Initializes the CpmBeeBeamSearchScorer object.

PARAMETER	DESCRIPTION
`batch_size`	The batch size for beam search. TYPE: `int`
`num_beams`	The number of beams for beam search. TYPE: `int`
`length_penalty`	The length penalty for beam search. Defaults to 1.0. TYPE: `float` DEFAULT: `1.0`
`do_early_stopping`	Flag to indicate if early stopping should be performed. Defaults to False. TYPE: `bool or str` DEFAULT: `False`
`num_beam_hyps_to_keep`	The number of beam hypotheses to keep. Defaults to 1. TYPE: `int` DEFAULT: `1`
`num_beam_groups`	The number of beam groups for beam search. Defaults to 1. TYPE: `int` DEFAULT: `1`
`max_length`	The maximum length for beam search. Defaults to None. TYPE: `int` DEFAULT: `None`
`**model_kwargs`	Additional model-specific keyword arguments. DEFAULT: `{}`

RETURNS	DESCRIPTION
	None.

RAISES	DESCRIPTION
`ValueError`	If the provided batch size, num_beams, num_beam_groups, or max_length is not a positive integer.
`TypeError`	If the provided length_penalty is not a float or if do_early_stopping is not a bool or str.
`RuntimeError`	If an error occurs during initialization.

Source code in mindnlp\transformers\models\cpmbee\modeling_cpmbee.py

def __init__(
    self,
    batch_size: int,
    num_beams: int,
    length_penalty: Optional[float] = 1.0,
    do_early_stopping: Optional[Union[bool, str]] = False,
    num_beam_hyps_to_keep: Optional[int] = 1,
    num_beam_groups: Optional[int] = 1,
    max_length: Optional[int] = None,
    **model_kwargs,
):
    """
    Initializes the CpmBeeBeamSearchScorer object.

    Args:
        batch_size (int): The batch size for beam search.
        num_beams (int): The number of beams for beam search.
        length_penalty (float, optional): The length penalty for beam search.
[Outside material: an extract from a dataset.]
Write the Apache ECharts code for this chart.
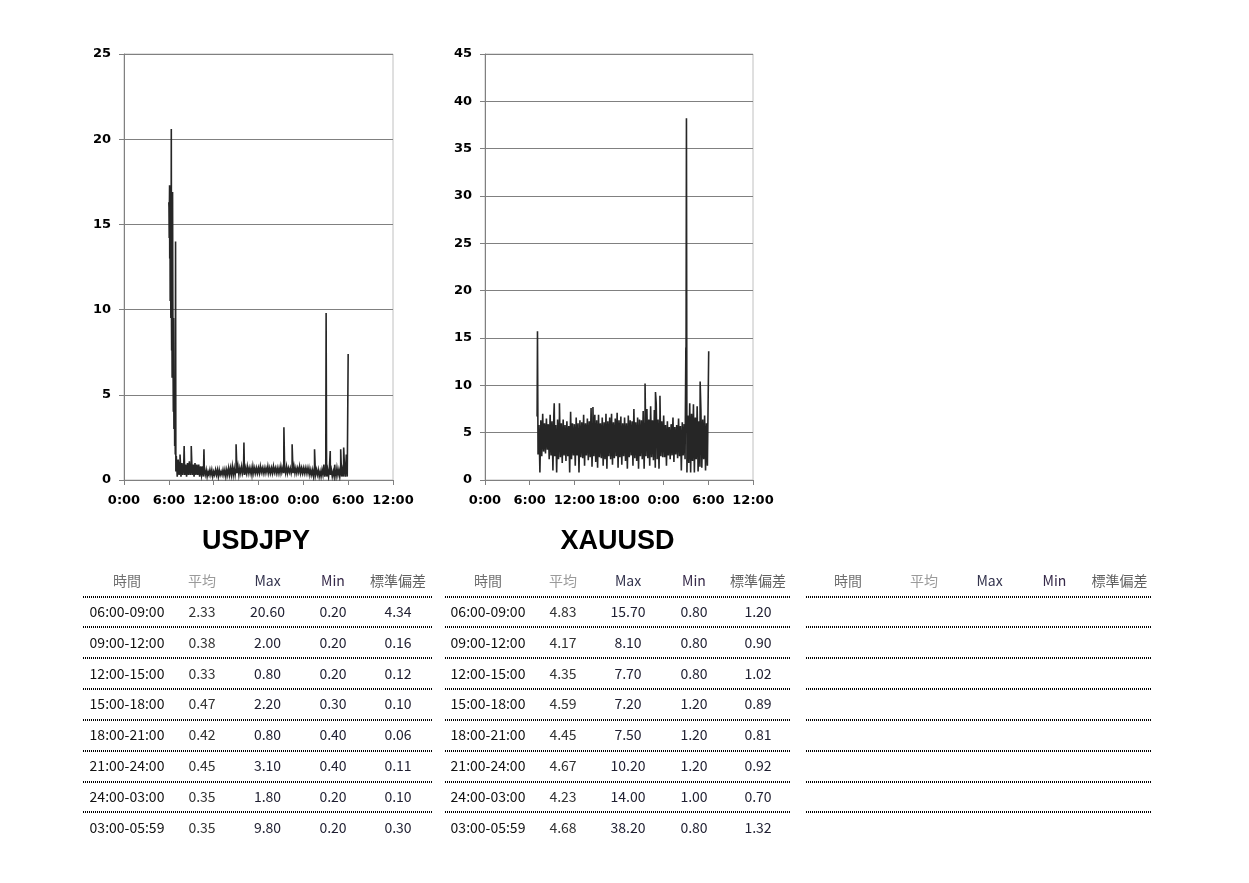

Defaults to 1.0.
        do_early_stopping (bool or str, optional): Flag to indicate if early stopping should be performed.
            Defaults to False.
        num_beam_hyps_to_keep (int, optional): The number of beam hypotheses to keep. Defaults to 1.
        num_beam_groups (int, optional): The number of beam groups for beam search. Defaults to 1.
        max_length (int, optional): The maximum length for beam search. Defaults to None.
        **model_kwargs: Additional model-specific keyword arguments.

    Returns:
        None.

    Raises:
        ValueError: If the provided batch size, num_beams, num_beam_groups, or max_length is not a positive integer.
        TypeError: If the provided length_penalty is not a float or if do_early_stopping is not a bool or str.
        RuntimeError: If an error occurs during initialization.
    """
    super().__init__(batch_size, num_beams, length_penalty, do_early_stopping, num_beam_hyps_to_keep, num_beam_groups, max_length)
    self.num_beams = num_beams
    self.length_penalty = length_penalty
    self.do_early_stopping = do_early_stopping
    self.num_beam_hyps_to_keep = num_beam_hyps_to_keep
    self.num_beam_groups = num_beam_groups
    self.group_size = self.num_beams // self.num_beam_groups

    self._is_init = False
    self._beam_hyps = [
        CpmBeeBeamHypotheses(
            num_beams=self.num_beams,
            length_penalty=self.length_penalty,
            early_stopping=self.do_early_stopping,
            max_length=max_length,
        )
        for _ in range(batch_size)
    ]
    self._done = mindspore.tensor([False for _ in range(batch_size)], dtype=mindspore.bool_)

    self.beam_states = []
    for sent_id in range(batch_size):
        instance_beam_states = []

        for _ in range(self.num_beams):
            instance_beam_states.append(
                {
                    "idx": 0,
                    "ans": [],
                    "nx_token_id": 6,
                    "nx_token_sub": 0,
                    "nx_segment_id": model_kwargs["other_info"][sent_id]["predict_segments"][0][0],
                    "nx_position": 0,
                }
            )
        self.beam_states.append(instance_beam_states)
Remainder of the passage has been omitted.